The article goes on to note that higher prices ASCAP and BMI would be able to charge under fractional licensing “would not compensate for any new costs in music production, but would rather just pad the monopoly profits of ASCAP, BMI and the big label companies behind them. That is why after investigating the matter for two years, Justice has now decided to leave the decrees in place unchanged.” That’s good for music consumers and users, because things have been working just fine for the 75 years the current consent decree has been in use.
Or, as David Lowery, a musician and artist advocate, writes for Hypebot, it’s time for songwriters to “embrace the chaos. The DoJ really thinks that BMI and ASCAP have always performed (sic) 100% licensing. Even though they seem to contradict that by offering the PROs one year to comply with 100% licensing. … The new rule will force hundreds of thousands of songs, if not millions of songs, to be dropped from the BMI and ASCAP catalogues. Especially hip hop songs and songs with samples because of private co-administration contracts. Radio stations, television stations, bars, restaurants, malls, football stadiums, cable networks, interactive and non-interactive services will either have to drop the songs, buy direct license for these songs, or buy licenses from an alphabet soup of new PROs that will appear on the scene with none of them subject to consent decrees.”
The National Music Publishers Association has weighed in as well, calling DoJ’s decision a “disastrous blow to songwriters.”
Blaming the outcome on “career lawyers who were never elected nor confirmed to their positions, led by a lawyer who previously represented Google,” DoJ’s decision implies that “songwriters should have even fewer rights, less control over their intellectual property and be treated more unfairly than they already are,” the group says. “The decision represents a misunderstanding of copyright law and directly violates the legal guidance given by the Register of Copyright. The defiance displayed by these career antitrust lawyers in ignoring the legal opinion of the Register of Copyright is shocking.”
Over at Lexology.com, a post written by attorneys at Akerman LLPs suggest that while it’s not surprising BMI and ASCAP immediately submitted paperwork challenging DoJ’s decision, there are two interesting points to their challenge: The first is the division of challenges, with BMI taking litigation and ASCAP focusing on legislation, and BMI looking for permission to challenge DoJ’s “interpretation of the decrees to require only ‘full work’ or ‘100%’ licensing, and thereby prohibit BMI’s (and ASCAP’s) longstanding practice of licensing ‘fractional’ interests in works that are co-owned with other, non-BMI-affiliated rights holders…. This comports with the longstanding common law principle that an owner of any portion of a copyrighted work may issue a non-exclusive license for the use of the entire work, subject to the duty to account to his or her co-owners.”

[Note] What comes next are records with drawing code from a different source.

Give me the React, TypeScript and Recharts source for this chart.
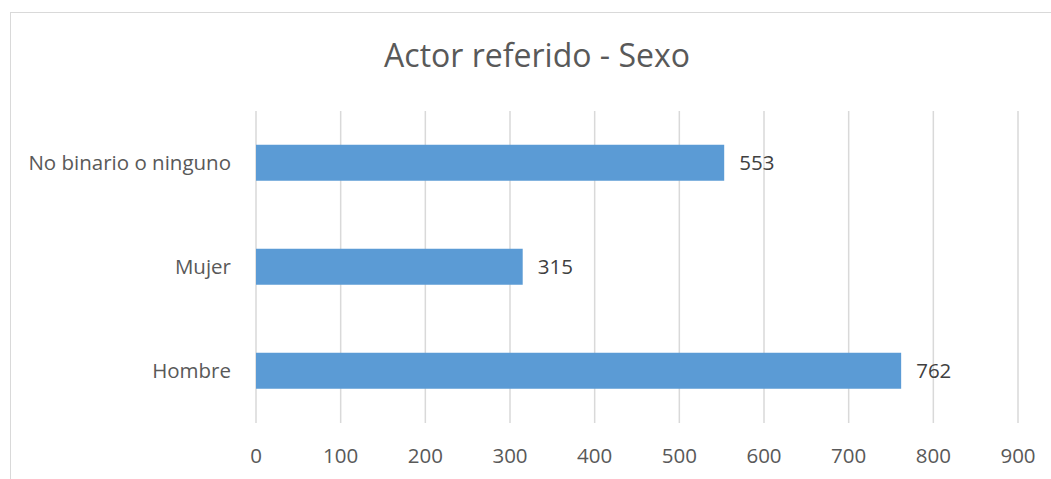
import React from "react";
import { BarChart, Bar, XAxis, YAxis, CartesianGrid, LabelList } from "recharts";

const categories = ["No binario o ninguno", "Mujer", "Hombre"];
const values = [553, 315, 762];
const xTicks = [0, 100, 200, 300, 400, 500, 600, 700, 800, 900];
const title = "Actor referido - Sexo";

const data = categories.map((name, i) => ({ name, value: values[i] }));

const FONT = "'Open Sans', sans-serif";

export default function App() {
  return (
    <div
      style={{
        position: "absolute",
        left: 0,
        top: 0,
        width: 1051,
        height: 479,
        overflow: "hidden",
        background: "#ffffff",
        fontFamily: FONT,
      }}
    >
      <div
        style={{
          position: "absolute",
          left: 10,
          top: 12,
          width: 1200,
          height: 700,
          border: "1.5px solid #D9D9D9",
          boxSizing: "border-box",
        }}
      />
      <div
        style={{
          position: "absolute",
          left: 0,
          width: 1074,
          top: 39,
          textAlign: "center",
          fontSize: 32,
          lineHeight: "32px",
          color: "#595959",
          fontFamily: FONT,
          whiteSpace: "nowrap",
        }}
      >
        {title}
      </div>
      <div style={{ position: "absolute", left: 0, top: 0 }}>
        <BarChart
          width={1051}
          height={479}
          data={data}
          layout="vertical"
          margin={{ top: 111, right: 33, left: 0, bottom: 0 }}
          barCategoryGap="32.5%"
        >
          <CartesianGrid horizontal={false} stroke="#D9D9D9" strokeWidth={1.5} />
          <XAxis
            type="number"
            domain={[0, 900]}
            ticks={xTicks}
            interval={0}
            tickLine={false}
            axisLine={false}
            tickSize={0}
            tickMargin={25}
            height={56}
            tick={{ fill: "#595959", fontSize: 20.5, fontFamily: FONT }}
          />
          <YAxis
            type="category"
            dataKey="name"
            width={256}
            tickLine={false}
            axisLine={false}
            tickSize={0}
            tickMargin={25}
            interval={0}
            tick={{ fill: "#595959", fontSize: 20.5, fontFamily: FONT }}
          />
          <Bar dataKey="value" fill="#5B9BD5" isAnimationActive={false}>
            <LabelList
              dataKey="value"
              position="right"
              offset={15}
              fill="#404040"
              fontSize={20.5}
              fontFamily={FONT}
            />
          </Bar>
        </BarChart>
      </div>
    </div>
  );
}
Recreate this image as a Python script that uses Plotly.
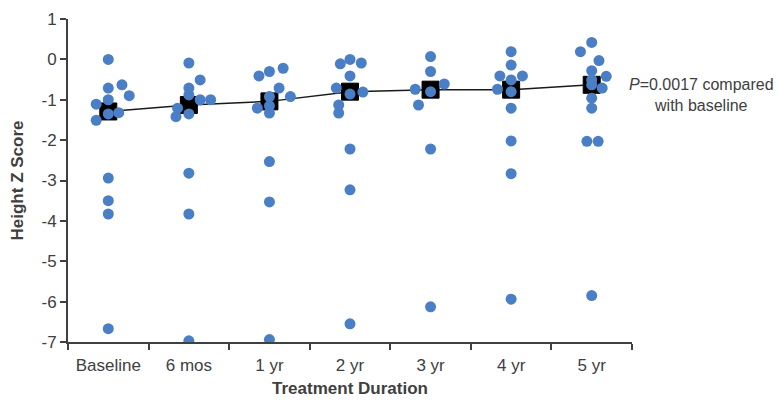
import plotly.graph_objects as go

categories = ["Baseline", "6 mos", "1 yr", "2 yr", "3 yr", "4 yr", "5 yr"]
y_ticks = [-7, -6, -5, -4, -3, -2, -1, 0, 1]
y_tick_text = ["-7", "-6", "-5", "-4", "-3", "-2", "-1", "0", "1"]

# Individual height Z scores per time point
z_baseline = [0.0, -0.71, -0.63, -0.90, -1.00, -1.11, -1.32, -1.35, -1.51, -2.94, -3.50, -3.83, -6.67]
z_6mos = [-0.09, -0.51, -0.71, -0.88, -1.00, -1.00, -1.21, -1.35, -1.42, -2.82, -3.83, -6.97]
z_1yr = [-0.22, -0.30, -0.41, -0.71, -0.92, -0.92, -1.15, -1.21, -1.33, -2.53, -3.53, -6.94]
z_2yr = [0.00, -0.09, -0.11, -0.41, -0.71, -0.81, -0.86, -1.13, -1.33, -2.22, -3.23, -6.55]
z_3yr = [0.07, -0.30, -0.61, -0.74, -0.80, -1.13, -2.22, -6.13]
z_4yr = [0.19, -0.14, -0.41, -0.41, -0.51, -0.74, -0.80, -1.21, -2.02, -2.83, -5.94]
z_5yr = [0.42, 0.19, -0.03, -0.28, -0.42, -0.51, -0.63, -0.71, -0.96, -1.21, -2.03, -2.03, -5.85]

# Horizontal jitter (category units) of each dot, as in the dot plot
jit_baseline = [0, 0, 0.17, 0.26, 0, -0.15, 0.13, 0, -0.15, 0, 0, 0, 0]
jit_6mos = [0, 0.14, 0, 0, 0.14, 0.27, -0.14, 0, -0.16, 0, 0, 0]
jit_1yr = [0.17, 0, -0.13, 0.12, 0.26, 0, 0, -0.15, 0, 0, 0, 0]
jit_2yr = [0, 0.14, -0.12, 0, -0.17, 0.16, 0, -0.14, -0.14, 0, 0, 0]
jit_3yr = [0, 0, 0.17, -0.19, 0, -0.15, 0, 0]
jit_4yr = [0, 0, -0.14, 0.14, 0, -0.17, 0, 0, 0, 0, 0]
jit_5yr = [0, -0.14, 0.09, 0, 0.18, 0, 0, 0.13, 0, 0, -0.06, 0.08, 0]

mean_z = [-1.29, -1.13, -1.04, -0.80, -0.75, -0.75, -0.63]

groups = [z_baseline, z_6mos, z_1yr, z_2yr, z_3yr, z_4yr, z_5yr]
jitters = [jit_baseline, jit_6mos, jit_1yr, jit_2yr, jit_3yr, jit_4yr, jit_5yr]

xs, ys = [], []
for i, (vals, jit) in enumerate(zip(groups, jitters)):
    for v, j in zip(vals, jit):
        xs.append(i + j)
        ys.append(v)

FONT = "Liberation Sans, Arial, sans-serif"
TXT = "#404040"

fig = go.Figure()
fig.add_trace(go.Scatter(
    x=list(range(len(categories))), y=mean_z, mode="lines+markers",
    line=dict(color="#1a1a1a", width=1.5),
    marker=dict(symbol="square", size=17, color="#000000",
                line=dict(color="#000000", width=1)),
    showlegend=False, hoverinfo="skip"))
fig.add_trace(go.Scatter(
    x=xs, y=ys, mode="markers",
    marker=dict(size=11, color="#4A7FC6", line=dict(width=0)),
    showlegend=False))

fig.add_annotation(
    x=1.124, y=-0.88, xref="paper", yref="y",
    text="<i>P</i>=0.0017 compared<br>with baseline",
    showarrow=False, align="center", xanchor="center", yanchor="middle",
    font=dict(family=FONT, size=16, color=TXT))

fig.update_layout(
    width=781, height=400,
    margin=dict(l=68, r=149, t=19, b=58),
    plot_bgcolor="white", paper_bgcolor="white",
    font=dict(family=FONT, size=16, color=TXT),
    xaxis=dict(
        range=[-0.5, 6.5], tickmode="array", automargin=False,
        tickvals=list(range(len(categories))), ticktext=categories,
        ticks="", showgrid=False, zeroline=False,
        showline=True, linecolor="#404040", linewidth=2,
        tickfont=dict(size=17, color=TXT), ticklabelstandoff=7,
        minor=dict(ticks="outside", tickmode="linear", tick0=-0.5, dtick=1,
                   ticklen=6, tickwidth=2, tickcolor="#404040", showgrid=False),
        title=dict(text="<b>Treatment Duration</b>", standoff=8,
                   font=dict(size=17, color=TXT)),
    ),
    yaxis=dict(
        range=[-7, 1], tickmode="array", tickvals=y_ticks, ticktext=y_tick_text,
        automargin=False,
        ticks="outside", ticklen=6, tickwidth=2, tickcolor="#404040",
        showgrid=False, zeroline=False,
        showline=True, linecolor="#404040", linewidth=2,
        tickfont=dict(size=17, color=TXT),
        title=dict(text="<b>Height Z Score</b>", standoff=14,
                   font=dict(size=17, color=TXT)),
    ),
)

fig.write_html("out.html")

DoJ has strongly disagreed with the complaints and arguments raised by BMI and ASCAP, saying its thorough review of consent decrees, two years in the making, revealed that any modifications would result in “considerable disruptions in the music licensing industry, while the concerns BMI and others have described with preserving full-work licensing are overstated.”
Still, it’s possible BMI and ASCAP could benefit from the status quo with consent decrees. As the Music Business Journal states, the shift to 100% licensing “may give PROs even more power to license works that they do not have full control over, and perhaps allow them more leverage to exercise a broader administration of rights. Additionally, 100% licensing will allow for any party with a claim to a song to administer that song’s rights by licensing or removing a song from a blanket public performance license. The impact on mega hits is a big concern: more than 90% of last year’s top 100 songs had multiple songwriters. Now, the presence of just one songwriter belonging to ASCAP or BMI could allow for the full blanket licensing of the work by a music user, even if other writers had withdrawn their rights.”
*Editor’s Note: This page has been edited to correct an error: Only ASCAP has faced fines relating to consent decrees in recent years.